Figure scripts:
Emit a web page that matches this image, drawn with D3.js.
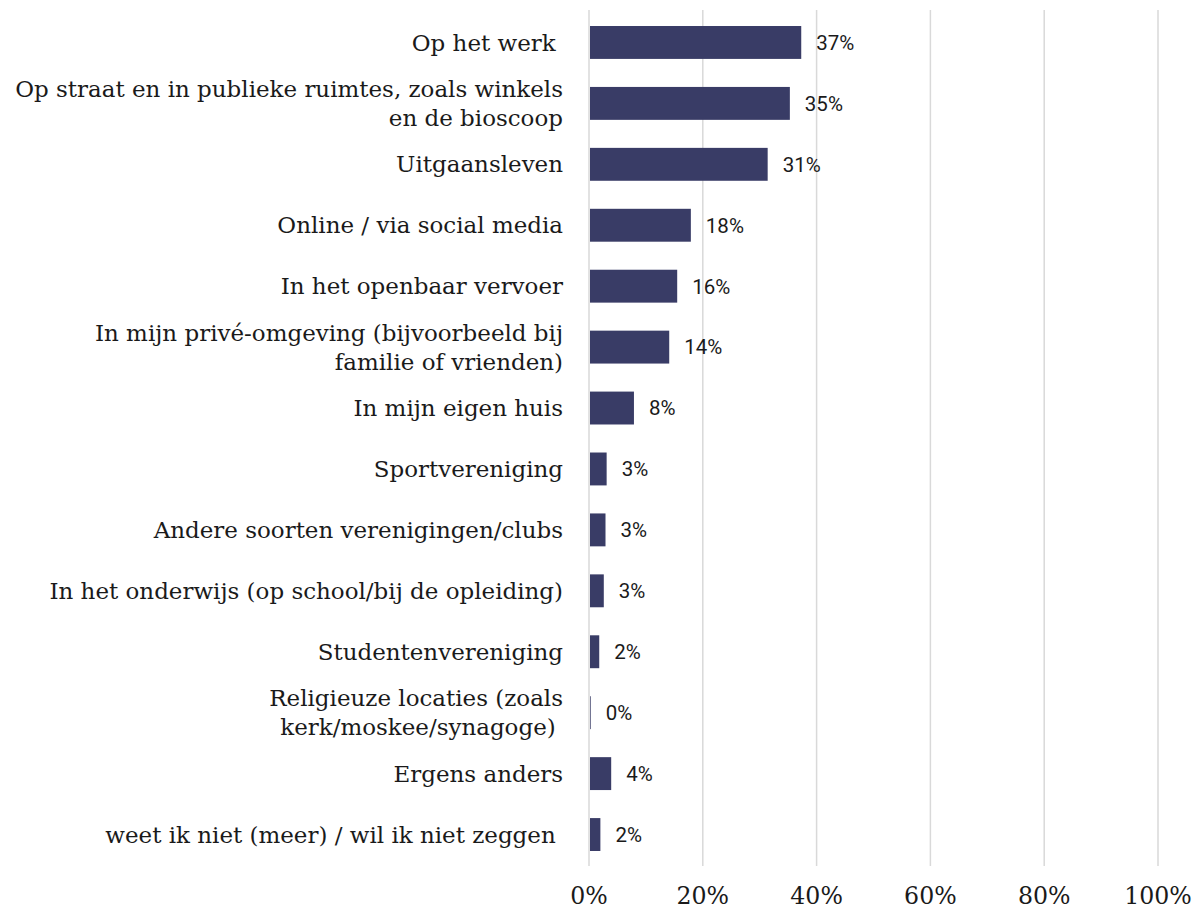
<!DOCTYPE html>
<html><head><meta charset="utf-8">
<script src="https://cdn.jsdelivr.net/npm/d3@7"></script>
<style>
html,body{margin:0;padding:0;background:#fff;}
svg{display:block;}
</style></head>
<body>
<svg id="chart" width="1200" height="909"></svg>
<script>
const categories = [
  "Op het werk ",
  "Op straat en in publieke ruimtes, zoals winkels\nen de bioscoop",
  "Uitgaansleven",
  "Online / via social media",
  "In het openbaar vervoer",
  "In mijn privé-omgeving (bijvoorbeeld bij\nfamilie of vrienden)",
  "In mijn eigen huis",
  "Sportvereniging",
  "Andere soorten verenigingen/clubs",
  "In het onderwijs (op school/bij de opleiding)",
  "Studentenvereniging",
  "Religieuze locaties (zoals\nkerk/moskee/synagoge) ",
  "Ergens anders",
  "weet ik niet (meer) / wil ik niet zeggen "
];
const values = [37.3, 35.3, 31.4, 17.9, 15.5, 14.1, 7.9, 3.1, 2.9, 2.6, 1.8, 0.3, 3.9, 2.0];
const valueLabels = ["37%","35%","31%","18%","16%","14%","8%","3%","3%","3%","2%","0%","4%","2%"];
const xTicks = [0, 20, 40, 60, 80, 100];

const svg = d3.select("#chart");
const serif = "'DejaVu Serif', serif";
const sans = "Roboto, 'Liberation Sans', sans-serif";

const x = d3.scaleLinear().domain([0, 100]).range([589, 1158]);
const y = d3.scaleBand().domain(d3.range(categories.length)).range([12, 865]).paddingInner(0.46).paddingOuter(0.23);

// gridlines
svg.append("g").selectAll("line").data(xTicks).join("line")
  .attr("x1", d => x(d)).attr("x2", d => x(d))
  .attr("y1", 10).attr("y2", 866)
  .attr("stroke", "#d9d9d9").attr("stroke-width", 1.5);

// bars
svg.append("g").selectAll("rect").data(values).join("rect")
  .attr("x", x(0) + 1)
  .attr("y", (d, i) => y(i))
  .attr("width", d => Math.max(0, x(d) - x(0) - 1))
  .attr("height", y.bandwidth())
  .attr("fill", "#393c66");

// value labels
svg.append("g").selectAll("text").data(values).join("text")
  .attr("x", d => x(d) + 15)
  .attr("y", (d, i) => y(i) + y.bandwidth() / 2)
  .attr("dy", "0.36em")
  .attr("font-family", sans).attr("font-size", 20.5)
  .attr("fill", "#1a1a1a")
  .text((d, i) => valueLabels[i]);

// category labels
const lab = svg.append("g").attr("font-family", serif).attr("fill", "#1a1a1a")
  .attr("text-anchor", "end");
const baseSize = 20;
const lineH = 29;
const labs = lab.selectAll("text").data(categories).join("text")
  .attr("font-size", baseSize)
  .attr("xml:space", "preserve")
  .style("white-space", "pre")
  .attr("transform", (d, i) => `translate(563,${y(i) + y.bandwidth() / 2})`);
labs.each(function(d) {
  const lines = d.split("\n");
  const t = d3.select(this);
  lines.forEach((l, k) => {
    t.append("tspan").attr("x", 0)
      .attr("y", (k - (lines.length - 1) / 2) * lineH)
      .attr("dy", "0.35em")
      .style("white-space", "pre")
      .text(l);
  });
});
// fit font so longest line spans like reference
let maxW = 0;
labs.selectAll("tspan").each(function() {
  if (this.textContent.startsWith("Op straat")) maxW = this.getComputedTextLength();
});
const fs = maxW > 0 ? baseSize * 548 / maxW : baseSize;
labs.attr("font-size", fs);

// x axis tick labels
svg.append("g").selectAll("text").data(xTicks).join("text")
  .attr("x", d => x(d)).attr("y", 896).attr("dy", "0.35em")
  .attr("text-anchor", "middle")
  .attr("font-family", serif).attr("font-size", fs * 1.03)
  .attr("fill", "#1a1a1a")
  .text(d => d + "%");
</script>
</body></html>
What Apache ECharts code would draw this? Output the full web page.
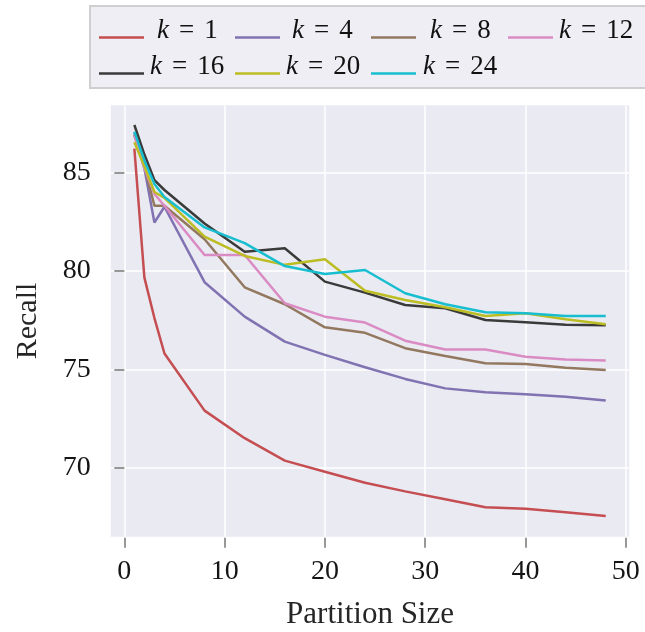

> _Task to complete_
Print out the whole of the material word for word, without pictures.

> _Response to the exercise_
Emit a web page that matches this image, drawn with D3.js.
<!DOCTYPE html>
<html><head><meta charset="utf-8">
<script src="https://cdn.jsdelivr.net/npm/d3@7"></script>
<style>
html,body{margin:0;padding:0;background:#fff;}
svg{display:block;}
</style></head>
<body>
<svg id="chart" width="1200" height="909"></svg>
<script>
const categories = [
  "Op het werk ",
  "Op straat en in publieke ruimtes, zoals winkels\nen de bioscoop",
  "Uitgaansleven",
  "Online / via social media",
  "In het openbaar vervoer",
  "In mijn privé-omgeving (bijvoorbeeld bij\nfamilie of vrienden)",
  "In mijn eigen huis",
  "Sportvereniging",
  "Andere soorten verenigingen/clubs",
  "In het onderwijs (op school/bij de opleiding)",
  "Studentenvereniging",
  "Religieuze locaties (zoals\nkerk/moskee/synagoge) ",
  "Ergens anders",
  "weet ik niet (meer) / wil ik niet zeggen "
];
const values = [37.3, 35.3, 31.4, 17.9, 15.5, 14.1, 7.9, 3.1, 2.9, 2.6, 1.8, 0.3, 3.9, 2.0];
const valueLabels = ["37%","35%","31%","18%","16%","14%","8%","3%","3%","3%","2%","0%","4%","2%"];
const xTicks = [0, 20, 40, 60, 80, 100];

const svg = d3.select("#chart");
const serif = "'DejaVu Serif', serif";
const sans = "Roboto, 'Liberation Sans', sans-serif";

const x = d3.scaleLinear().domain([0, 100]).range([589, 1158]);
const y = d3.scaleBand().domain(d3.range(categories.length)).range([12, 865]).paddingInner(0.46).paddingOuter(0.23);

// gridlines
svg.append("g").selectAll("line").data(xTicks).join("line")
  .attr("x1", d => x(d)).attr("x2", d => x(d))
  .attr("y1", 10).attr("y2", 866)
  .attr("stroke", "#d9d9d9").attr("stroke-width", 1.5);

// bars
svg.append("g").selectAll("rect").data(values).join("rect")
  .attr("x", x(0) + 1)
  .attr("y", (d, i) => y(i))
  .attr("width", d => Math.max(0, x(d) - x(0) - 1))
  .attr("height", y.bandwidth())
  .attr("fill", "#393c66");

// value labels
svg.append("g").selectAll("text").data(values).join("text")
  .attr("x", d => x(d) + 15)
  .attr("y", (d, i) => y(i) + y.bandwidth() / 2)
  .attr("dy", "0.36em")
  .attr("font-family", sans).attr("font-size", 20.5)
  .attr("fill", "#1a1a1a")
  .text((d, i) => valueLabels[i]);

// category labels
const lab = svg.append("g").attr("font-family", serif).attr("fill", "#1a1a1a")
  .attr("text-anchor", "end");
const baseSize = 20;
const lineH = 29;
const labs = lab.selectAll("text").data(categories).join("text")
  .attr("font-size", baseSize)
  .attr("xml:space", "preserve")
  .style("white-space", "pre")
  .attr("transform", (d, i) => `translate(563,${y(i) + y.bandwidth() / 2})`);
labs.each(function(d) {
  const lines = d.split("\n");
  const t = d3.select(this);
  lines.forEach((l, k) => {
    t.append("tspan").attr("x", 0)
      .attr("y", (k - (lines.length - 1) / 2) * lineH)
      .attr("dy", "0.35em")
      .style("white-space", "pre")
      .text(l);
  });
});
// fit font so longest line spans like reference
let maxW = 0;
labs.selectAll("tspan").each(function() {
  if (this.textContent.startsWith("Op straat")) maxW = this.getComputedTextLength();
});
const fs = maxW > 0 ? baseSize * 548 / maxW : baseSize;
labs.attr("font-size", fs);

// x axis tick labels
svg.append("g").selectAll("text").data(xTicks).join("text")
  .attr("x", d => x(d)).attr("y", 896).attr("dy", "0.35em")
  .attr("text-anchor", "middle")
  .attr("font-family", serif).attr("font-size", fs * 1.03)
  .attr("fill", "#1a1a1a")
  .text(d => d + "%");
</script>
</body></html>
What Apache ECharts code would draw this? Output the full web page.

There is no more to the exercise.